Maybe there's been a better outcome from a trip to a men's room at Fenway Park, but if that's true I don't know about it. So, I'll stick with the facts.
A couple of weeks ago, close readers may recall, I came upon a recruiting poster for the Scottsdale Police Department in a Fenway bathroom. No one's ever said my time was valuable, so I called the number.
The nice police officer in Arizona explained that they had so much money from a special city sales tax dedicated to public safety programs that they needed to look far and wide for police recruits. He admitted crime isn't exactly a problem in Scottsdale, but said residents demanded plenty of cops to keep their streets safe.
After I wrote about this, I got a call from someone who identified himself as Sam Yoon.
Yoon. Sam Yoon. I remember that name. Wasn't he the wildly popular candidate for City Council a year or two ago? But whatever happened to him after the campaign?
Ends up, he won, according to some Globe clips. And for reasons that will soon become apparent, he now gets my nod as the most intelligent member of that august body.
You see, Sam Yoon read that column and had an idea. Today, he plans to file legislation to create a special .5 percent sales tax in Boston, with all of the proceeds dedicated to public safety programs. If successful, the sales tax on goods sold in Boston would rise from 5 percent to 5.5 percent and reap, Yoon estimates, an additional $35 million a year.
Yoon's new mantra: "A nickel for public safety." In other words, for every $10 in consumer spending in Boston, there'd be a nickel tax for more police officers, prosecutors, and social programs to get potential troublemakers off the streets.
"Let's go to Downtown Crossing and ask people who come into work from out of the city, 'How much is that lunch?' " Yoon said. " '$10? Would you pay an extra nickel if you knew it would help fight violence?' That would be a no-brainer.
"If you went to the grocery store and spent $100, would you add 50 cents to fight the number one problem, violence and crime?" Yoon added. "Residents would say, 'Absolutely, if we knew what it would be spent on.' "

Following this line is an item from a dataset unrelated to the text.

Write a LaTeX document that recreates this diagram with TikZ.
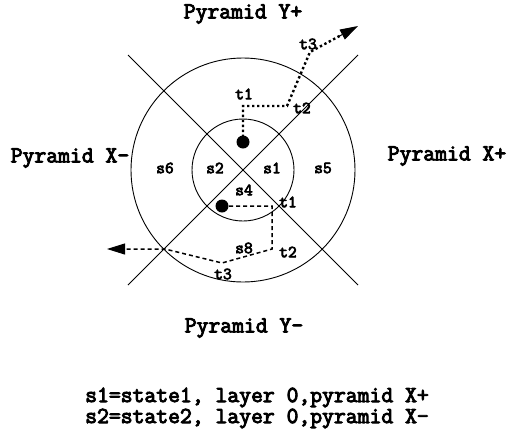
\documentclass[tikz,border=0pt]{standalone}
\usepackage{fontspec}
\newfontfamily\courb[FakeBold=4]{Latin Modern Mono}
\usetikzlibrary{arrows.meta,calc}
\tikzset{
  big/.style={font=\courb\fontsize{23}{21}\selectfont, inner sep=0pt},
  small/.style={font=\courb\fontsize{17}{17}\selectfont, inner sep=0pt},
  thinline/.style={line width=0.9pt},
  dotpath/.style={line width=2.4pt, dash pattern=on 2.4pt off 2.6pt},
  dashpath/.style={line width=1.5pt, dash pattern=on 4pt off 3pt},
  ball/.style={circle, fill=black, minimum size=13pt, inner sep=0pt},
  tip/.style={-{Triangle[length=18pt,width=11pt]}}
}
\begin{document}
\begin{tikzpicture}[x=1pt,y=-1pt]
\useasboundingbox (0,0) rectangle (514,429);
\coordinate (c) at (243,170);
\draw[thinline] (c) circle[radius=112];
\draw[thinline] (c) circle[radius=51];
\coordinate (d1a) at (128,55);
\coordinate (d1b) at (358,285);
\coordinate (d2a) at (358,55);
\coordinate (d2b) at (128,285);
\draw[thinline] (d1a) -- (d1b);
\draw[thinline] (d2a) -- (d2b);
% upper path
\coordinate (u1) at (243,106);
\coordinate (u2) at (287,106);
\coordinate (u3) at (310,52);
\coordinate (u4) at (358,26);
\node[ball] (dotU) at (243,142) {};
\draw[dotpath] (dotU.center) -- (u1) -- (u2) -- (u3) -- ($(u3)!0.62!(u4)$);
\draw[line width=1pt, tip] ($(u3)!0.6!(u4)$) -- (u4);
% lower path
\coordinate (l1) at (272,206);
\coordinate (l2) at (272,249);
\coordinate (l3) at (222,263);
\coordinate (l4) at (165,249);
\coordinate (l5) at (107,249);
\node[ball] (dotL) at (222,206) {};
\draw[dashpath] (dotL.center) -- (l1) -- (l2) -- (l3) -- (l4) -- ($(l4)!0.75!(l5)$);
\draw[line width=1pt, tip] ($(l4)!0.7!(l5)$) -- (l5);
% labels
\node[big] (py) at (243,14) {Pyramid Y+};
\node[big] (pxm) at (70,158) {Pyramid X-};
\node[big] (pxp) at (447,156) {Pyramid X+};
\node[big] (pym) at (244,328) {Pyramid Y-};
\node[small] (s1) at (272,168) {s1};
\node[small] (s2) at (215,168) {s2};
\node[small] (s4) at (244,190) {s4};
\node[small] (s5) at (323,168) {s5};
\node[small] (s6) at (165,168) {s6};
\node[small] (s8) at (244,248) {s8};
\node[small] (t1u) at (244,94) {t1};
\node[small] (t2u) at (302,108) {t2};
\node[small] (t3u) at (308,44) {t3};
\node[small] (t1l) at (288,202) {t1};
\node[small] (t2l) at (288,252) {t2};
\node[small] (t3l) at (223,274) {t3};
\node[big, align=left] (legend) at (257,408) {s1=state1, layer 0,pyramid X+\\s2=state2, layer 0,pyramid X-};
\end{tikzpicture}
\end{document}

And therein, the genius of Yoon's proposal: knowing what it would be spent on. People could measure the impact of the nominal new tax in crime statistics. They could see it in more cops patrolling Boston's streets.
Yoon said he spent the last week pitching the idea to other councilors, with favorable results, the most important of which comes from Council President Maureen Feeney, whose neighborhood of Dorchester has been hard hit.
"I think it's really interesting," Feeney said. "Obviously, the word 'tax' sends people ballistic, but I do think it's an interesting idea in terms of designated funds where we know where they're going."
I asked the mayor, who already has his own proposal to add 1 percent to the meals tax to help defray property taxes in Boston.
"It's a more complex issue than just that," Tom Menino said of the public safety designation. "It should be a quality-of-life tax."
Well, no, but I'll work on him.
The larger obstacle would be Sal DiMasi, the Boston-based speaker of the House who would gladly throw his own constituents over the side of the ship for another cheap headline portraying him as an anti tax crusader -- and has. The state Legislature has to approve any new tax like this, even at the local level.
If this summer is as bloody as some Boston officials fear, DiMasi's going to have a problem on his hands. He can rail all he wants about the nickel, but the bet here is that commuters, diners, tourists, and other assorted visitors will not only be glad to pay for safety, they'll demand to.
From the men's room at Fenway to the council chambers in Boston City Hall. No one ever said politics was pretty.